THE ORIGINS OF THE NECESSARY AND PROPER CLAUSE
by Gary Lawson, Geoffrey P. Miller, Robert G. Natelson, and Guy I. Seidman. New York: Cambridge University Press, 2010.
This is a curious book and, yet, a successful book. While the chapters that make up the book are written by different authors or sets of authors, and identified as such, the introduction makes a plea that this work be treated as a book and not an edited collection of essays. This plea gave me pause, but the three lines of research that began independently of one another do more or less come together to form a book. And the claim of Gary Lawson, Geoffrey P. Miller, Robert C. Natelson, and Guy I. Seidman is that the principle of fiduciary responsibility found in administrative law, the private law of agency, and corporate law can help us make sense of the “necessary and proper clause.”
As it happens, this is also a timely book. The necessary and proper clause has once again become central to debates about Congressional power – particularly with regard to health care reform. Indeed, if it was thought that Congress could easily reach health care under a broad reading of its power to regulate interstate commerce, scholars have shown that many of the most expansive readings of Congress’s power under the commerce clause, such as WICKARD v. FILBURN and GONZALES v. RAICH, are in fact best understood as rooted in the necessary and proper clause. Just how this clause ought to be understood, then, has become a pressing constitutional question.
The necessary and proper clause is often thought to have obscure origins. Almost nothing gets said about it at the Constitutional Convention, though it was the subject of much discussion in the ratifying debates. Added by the Committee of Detail, its precise language has often been obscure. It has even been referred to, in a somewhat overwrought manner, as a “constitutional stupidity.” This head scratching is not without cause. And yet one does wonder if this is an overly academic exercise in head scratching. After all, Chief Justice John Marshall’s opinion in MCCULLOCH v. MARYLAND offered a fairly powerful – if commonsensical – understanding of the clause that drew in part on Alexander Hamilton’s interpretation of the clause in the debates over the first National Bank in 1791. As Marshall argued, “But the argument which most conclusively demonstrates the error of the construction contended for by the counsel for the State of Maryland, is founded on the intention of the Convention, as manifested in the whole clause. To waste time and argument in proving that, without it, Congress might carry its powers into execution, would be not much less idle than to hold a lighted taper to the sun. As little can it be required to prove, that in the absence of this clause, Congress would have some choice of means. That it might employ those which, in its judgment, would most advantageously effect the object to be accomplished.
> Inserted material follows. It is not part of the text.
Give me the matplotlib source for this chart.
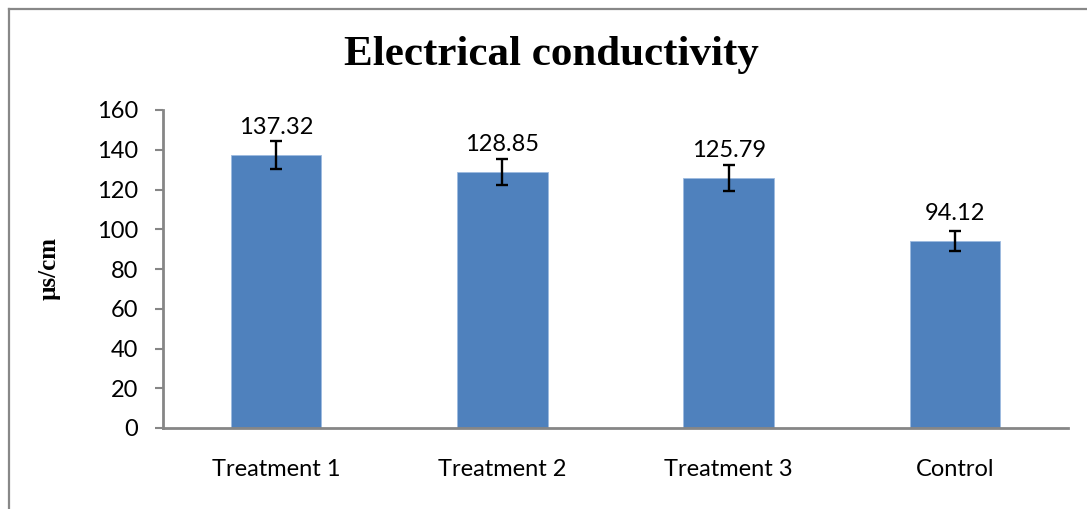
import matplotlib
matplotlib.use("Agg")
import matplotlib.pyplot as plt
from matplotlib.lines import Line2D

categories = ["Treatment 1", "Treatment 2", "Treatment 3", "Control"]
values = [137.32, 128.85, 125.79, 94.12]
errors = [7.0, 6.5, 6.3, 5.0]
labels = ["137.32", "128.85", "125.79", "94.12"]
yticks = [0, 20, 40, 60, 80, 100, 120, 140, 160]

W, H = 1087, 509
fig = plt.figure(figsize=(W / 100, H / 100), dpi=100)
ax = fig.add_axes([163 / W, 1 - 428 / H, (1068 - 163) / W, (428 - 110) / H])

x = list(range(len(categories)))
ax.bar(x, values, width=0.4, color="#4F81BD", edgecolor="#9DBBE0", linewidth=0.6, zorder=2)
ax.errorbar(x, values, yerr=errors, fmt="none", ecolor="black", elinewidth=1.7,
            capsize=4.5, capthick=1.7, zorder=3)

tickfont = "Lato"
fs = 17
for xi, v, lab in zip(x, values, labels):
    ax.annotate(lab, (xi, v), xytext=(0, 12), textcoords="offset points",
                ha="center", va="bottom", fontsize=fs, family=tickfont, color="black")

ax.set_xlim(-0.5, len(categories) - 0.5)
ax.set_ylim(0, 160)
ax.set_yticks(yticks)
ax.set_yticklabels([str(t) for t in yticks], fontsize=fs, family=tickfont)
ax.set_xticks(x)
ax.set_xticklabels(categories, fontsize=fs, family=tickfont)
ax.tick_params(axis="x", length=0, pad=22)
ax.tick_params(axis="y", length=6, width=1.5, color="#868686", pad=12, direction="out")

for s in ["top", "right"]:
    ax.spines[s].set_visible(False)
for s in ["left", "bottom"]:
    ax.spines[s].set_color("#868686")
    ax.spines[s].set_linewidth(2.0)

ax.set_ylabel("µs/cm", fontsize=18, fontweight="bold", family="Liberation Serif")
ax.yaxis.set_label_coords((61 - 163) / (1068 - 163), 0.5)

fig.text(551 / W, 1 - 55 / H, "Electrical conductivity", ha="center", va="center",
         fontsize=31, fontweight="bold", family="Liberation Serif")

# outer frame (left and top edges visible)
fig.add_artist(Line2D([8.5 / W, 8.5 / W], [0, 1 - 9 / H], transform=fig.transFigure,
                      color="#888888", linewidth=1.6))
fig.add_artist(Line2D([8.5 / W, 1], [1 - 9 / H, 1 - 9 / H], transform=fig.transFigure,
                      color="#888888", linewidth=1.6))

fig.savefig("out.png", dpi=100)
That any means adapted to the end, any means which tended directly to the execution of the constitutional powers of the government, were in themselves constitutional.” (MCCULLOCH, at 419)
According to Marshall, the clause was thus neither expansive nor contractive of Congressional power. It was, rather, a clause that sought to clarify. Joseph Story echoed this point in his COMMENTARIES ON THE CONSTITUTION OF THE UNITED STATES when he insisted “the constitutional operation of the government would be precisely the same if the clause were obliterated” (432). Why, then, have the clause? It made clear that Congress would have the power to carry out the ends entrusted to it. But this did not mean Congress could do anything it chose to do. If the necessary and proper clause has often been referred to as the “elastic clause,” or the “sweeping clause” because it recognized incidental powers, this did not necessarily entail casting off all limits to its scope. And yet the relationship between necessary and proper has often been unclear. “Daniel Webster, in his brief to the Supreme Court in MCCULLOCH v. MARYLAND, suggested the justices should simply give up trying to make sense of the relevant terms: ‘these words, necessary and proper, . . . are probably to be considered as synonymous’” (154). There is great value in this volume as it elucidates the distinction between these words, illustrating the historical roots of the language of necessary and proper to reveal a coherent logic behind the phrase.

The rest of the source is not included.